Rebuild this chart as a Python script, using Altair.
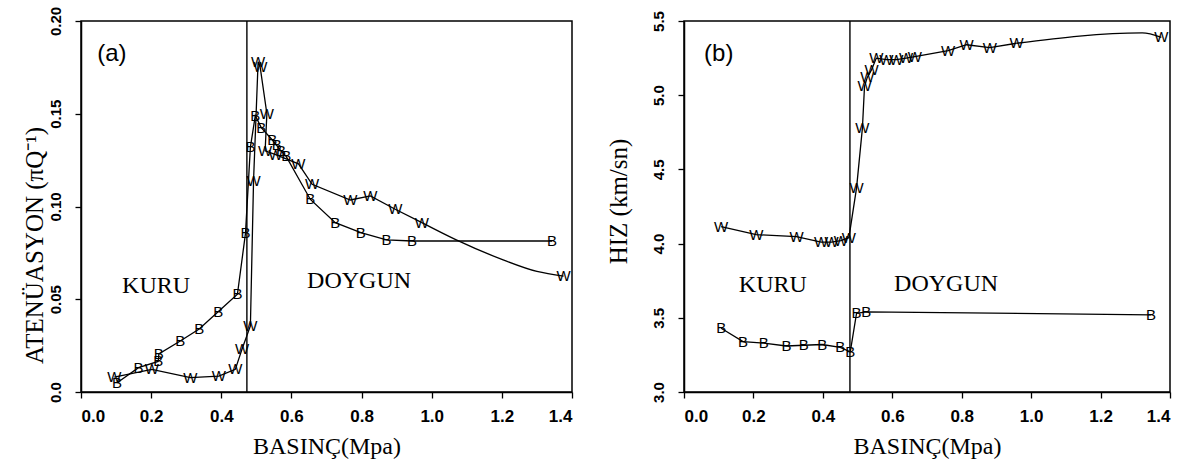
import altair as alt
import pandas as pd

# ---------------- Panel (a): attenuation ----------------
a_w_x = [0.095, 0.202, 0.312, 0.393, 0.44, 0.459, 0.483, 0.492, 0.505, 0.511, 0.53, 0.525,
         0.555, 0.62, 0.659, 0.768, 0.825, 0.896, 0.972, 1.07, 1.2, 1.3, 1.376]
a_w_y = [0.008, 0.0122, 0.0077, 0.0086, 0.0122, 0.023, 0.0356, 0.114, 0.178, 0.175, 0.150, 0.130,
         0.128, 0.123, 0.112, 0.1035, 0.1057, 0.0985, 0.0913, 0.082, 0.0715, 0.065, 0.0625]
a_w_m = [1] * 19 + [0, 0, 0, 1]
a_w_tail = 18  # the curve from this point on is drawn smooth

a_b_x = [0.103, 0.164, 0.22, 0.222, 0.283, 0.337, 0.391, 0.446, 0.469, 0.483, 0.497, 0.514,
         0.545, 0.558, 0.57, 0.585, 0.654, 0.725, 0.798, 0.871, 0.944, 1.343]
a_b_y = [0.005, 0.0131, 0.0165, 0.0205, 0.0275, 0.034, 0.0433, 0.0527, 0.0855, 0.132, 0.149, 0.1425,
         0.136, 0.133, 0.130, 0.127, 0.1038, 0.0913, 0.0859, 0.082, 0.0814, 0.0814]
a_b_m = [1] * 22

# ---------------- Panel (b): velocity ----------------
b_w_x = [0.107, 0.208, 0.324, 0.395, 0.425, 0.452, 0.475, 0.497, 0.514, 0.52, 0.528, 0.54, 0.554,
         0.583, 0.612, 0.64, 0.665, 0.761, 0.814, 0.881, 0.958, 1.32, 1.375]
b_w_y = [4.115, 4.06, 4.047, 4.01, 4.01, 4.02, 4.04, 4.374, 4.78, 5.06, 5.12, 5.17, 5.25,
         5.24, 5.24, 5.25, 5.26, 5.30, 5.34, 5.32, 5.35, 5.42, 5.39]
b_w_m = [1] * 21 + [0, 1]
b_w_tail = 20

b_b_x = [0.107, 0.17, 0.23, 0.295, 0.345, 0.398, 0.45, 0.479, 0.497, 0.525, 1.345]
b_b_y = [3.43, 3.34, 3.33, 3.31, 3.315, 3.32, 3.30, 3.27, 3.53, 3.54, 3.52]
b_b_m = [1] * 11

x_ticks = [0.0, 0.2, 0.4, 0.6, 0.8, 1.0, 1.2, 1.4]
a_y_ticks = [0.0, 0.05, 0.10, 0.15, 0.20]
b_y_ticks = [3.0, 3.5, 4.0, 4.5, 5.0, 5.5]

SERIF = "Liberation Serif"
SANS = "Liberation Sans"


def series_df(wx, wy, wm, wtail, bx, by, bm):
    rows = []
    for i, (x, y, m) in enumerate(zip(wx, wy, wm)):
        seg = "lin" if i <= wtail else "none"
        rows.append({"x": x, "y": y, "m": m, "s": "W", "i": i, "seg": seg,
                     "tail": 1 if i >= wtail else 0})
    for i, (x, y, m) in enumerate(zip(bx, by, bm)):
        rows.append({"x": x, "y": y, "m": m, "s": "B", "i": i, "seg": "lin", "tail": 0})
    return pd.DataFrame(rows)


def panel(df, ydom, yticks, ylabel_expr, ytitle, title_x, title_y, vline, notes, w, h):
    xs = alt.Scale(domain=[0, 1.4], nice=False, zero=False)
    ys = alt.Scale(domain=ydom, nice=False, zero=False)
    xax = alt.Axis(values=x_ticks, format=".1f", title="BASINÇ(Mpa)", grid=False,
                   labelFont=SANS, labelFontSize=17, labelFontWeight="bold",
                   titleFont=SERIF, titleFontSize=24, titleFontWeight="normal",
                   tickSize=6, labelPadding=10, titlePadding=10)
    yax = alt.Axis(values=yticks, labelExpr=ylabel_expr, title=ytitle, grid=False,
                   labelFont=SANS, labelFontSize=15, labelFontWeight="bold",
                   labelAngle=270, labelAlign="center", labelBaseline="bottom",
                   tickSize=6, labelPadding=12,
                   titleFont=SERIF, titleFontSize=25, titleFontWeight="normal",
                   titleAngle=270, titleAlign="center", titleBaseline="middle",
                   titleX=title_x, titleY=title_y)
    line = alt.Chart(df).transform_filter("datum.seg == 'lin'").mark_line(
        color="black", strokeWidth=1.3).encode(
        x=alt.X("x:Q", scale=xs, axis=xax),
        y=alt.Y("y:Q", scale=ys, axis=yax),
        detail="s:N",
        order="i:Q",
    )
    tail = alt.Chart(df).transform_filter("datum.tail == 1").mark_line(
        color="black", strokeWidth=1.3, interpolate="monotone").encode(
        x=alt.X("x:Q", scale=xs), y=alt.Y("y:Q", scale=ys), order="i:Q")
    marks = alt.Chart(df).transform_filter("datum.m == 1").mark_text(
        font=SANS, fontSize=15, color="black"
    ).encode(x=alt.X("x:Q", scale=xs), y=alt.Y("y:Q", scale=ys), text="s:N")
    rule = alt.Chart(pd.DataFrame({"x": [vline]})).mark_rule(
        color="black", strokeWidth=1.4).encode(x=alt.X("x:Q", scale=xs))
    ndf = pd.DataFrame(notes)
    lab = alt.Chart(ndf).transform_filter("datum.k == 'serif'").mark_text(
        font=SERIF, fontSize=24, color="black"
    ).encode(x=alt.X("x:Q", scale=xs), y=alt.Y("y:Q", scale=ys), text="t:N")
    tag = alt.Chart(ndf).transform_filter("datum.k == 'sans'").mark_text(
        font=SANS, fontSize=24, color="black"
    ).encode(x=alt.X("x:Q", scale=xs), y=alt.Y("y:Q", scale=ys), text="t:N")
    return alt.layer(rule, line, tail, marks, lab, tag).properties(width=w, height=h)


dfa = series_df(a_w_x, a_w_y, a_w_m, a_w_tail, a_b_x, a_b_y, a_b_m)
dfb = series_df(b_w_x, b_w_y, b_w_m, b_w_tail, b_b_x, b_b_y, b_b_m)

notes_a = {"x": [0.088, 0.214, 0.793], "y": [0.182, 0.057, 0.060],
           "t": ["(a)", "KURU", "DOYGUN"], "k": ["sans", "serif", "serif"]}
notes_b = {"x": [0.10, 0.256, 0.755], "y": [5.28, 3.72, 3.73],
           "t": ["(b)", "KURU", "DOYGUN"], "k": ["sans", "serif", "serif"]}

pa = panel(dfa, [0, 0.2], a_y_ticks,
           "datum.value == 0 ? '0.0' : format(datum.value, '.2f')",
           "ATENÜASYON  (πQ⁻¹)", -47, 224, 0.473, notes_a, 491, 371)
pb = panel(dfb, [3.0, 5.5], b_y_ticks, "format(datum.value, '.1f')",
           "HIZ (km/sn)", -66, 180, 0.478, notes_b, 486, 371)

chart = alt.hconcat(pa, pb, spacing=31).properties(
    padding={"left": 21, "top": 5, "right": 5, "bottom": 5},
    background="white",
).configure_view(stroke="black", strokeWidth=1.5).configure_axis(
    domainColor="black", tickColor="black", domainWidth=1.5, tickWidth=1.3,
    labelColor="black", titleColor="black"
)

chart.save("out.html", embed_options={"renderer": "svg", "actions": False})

────────────────────────────────────────

Please extract exactly the lines of the data, from the first through the line containing "return pd.DataFrame(rows)", and add no pictures to the copy.

* The reply
Rebuild this chart as a Python script, using Altair.
import altair as alt
import pandas as pd

# ---------------- Panel (a): attenuation ----------------
a_w_x = [0.095, 0.202, 0.312, 0.393, 0.44, 0.459, 0.483, 0.492, 0.505, 0.511, 0.53, 0.525,
         0.555, 0.62, 0.659, 0.768, 0.825, 0.896, 0.972, 1.07, 1.2, 1.3, 1.376]
a_w_y = [0.008, 0.0122, 0.0077, 0.0086, 0.0122, 0.023, 0.0356, 0.114, 0.178, 0.175, 0.150, 0.130,
         0.128, 0.123, 0.112, 0.1035, 0.1057, 0.0985, 0.0913, 0.082, 0.0715, 0.065, 0.0625]
a_w_m = [1] * 19 + [0, 0, 0, 1]
a_w_tail = 18  # the curve from this point on is drawn smooth

a_b_x = [0.103, 0.164, 0.22, 0.222, 0.283, 0.337, 0.391, 0.446, 0.469, 0.483, 0.497, 0.514,
         0.545, 0.558, 0.57, 0.585, 0.654, 0.725, 0.798, 0.871, 0.944, 1.343]
a_b_y = [0.005, 0.0131, 0.0165, 0.0205, 0.0275, 0.034, 0.0433, 0.0527, 0.0855, 0.132, 0.149, 0.1425,
         0.136, 0.133, 0.130, 0.127, 0.1038, 0.0913, 0.0859, 0.082, 0.0814, 0.0814]
a_b_m = [1] * 22

# ---------------- Panel (b): velocity ----------------
b_w_x = [0.107, 0.208, 0.324, 0.395, 0.425, 0.452, 0.475, 0.497, 0.514, 0.52, 0.528, 0.54, 0.554,
         0.583, 0.612, 0.64, 0.665, 0.761, 0.814, 0.881, 0.958, 1.32, 1.375]
b_w_y = [4.115, 4.06, 4.047, 4.01, 4.01, 4.02, 4.04, 4.374, 4.78, 5.06, 5.12, 5.17, 5.25,
         5.24, 5.24, 5.25, 5.26, 5.30, 5.34, 5.32, 5.35, 5.42, 5.39]
b_w_m = [1] * 21 + [0, 1]
b_w_tail = 20

b_b_x = [0.107, 0.17, 0.23, 0.295, 0.345, 0.398, 0.45, 0.479, 0.497, 0.525, 1.345]
b_b_y = [3.43, 3.34, 3.33, 3.31, 3.315, 3.32, 3.30, 3.27, 3.53, 3.54, 3.52]
b_b_m = [1] * 11

x_ticks = [0.0, 0.2, 0.4, 0.6, 0.8, 1.0, 1.2, 1.4]
a_y_ticks = [0.0, 0.05, 0.10, 0.15, 0.20]
b_y_ticks = [3.0, 3.5, 4.0, 4.5, 5.0, 5.5]

SERIF = "Liberation Serif"
SANS = "Liberation Sans"


def series_df(wx, wy, wm, wtail, bx, by, bm):
    rows = []
    for i, (x, y, m) in enumerate(zip(wx, wy, wm)):
        seg = "lin" if i <= wtail else "none"
        rows.append({"x": x, "y": y, "m": m, "s": "W", "i": i, "seg": seg,
                     "tail": 1 if i >= wtail else 0})
    for i, (x, y, m) in enumerate(zip(bx, by, bm)):
        rows.append({"x": x, "y": y, "m": m, "s": "B", "i": i, "seg": "lin", "tail": 0})
    return pd.DataFrame(rows)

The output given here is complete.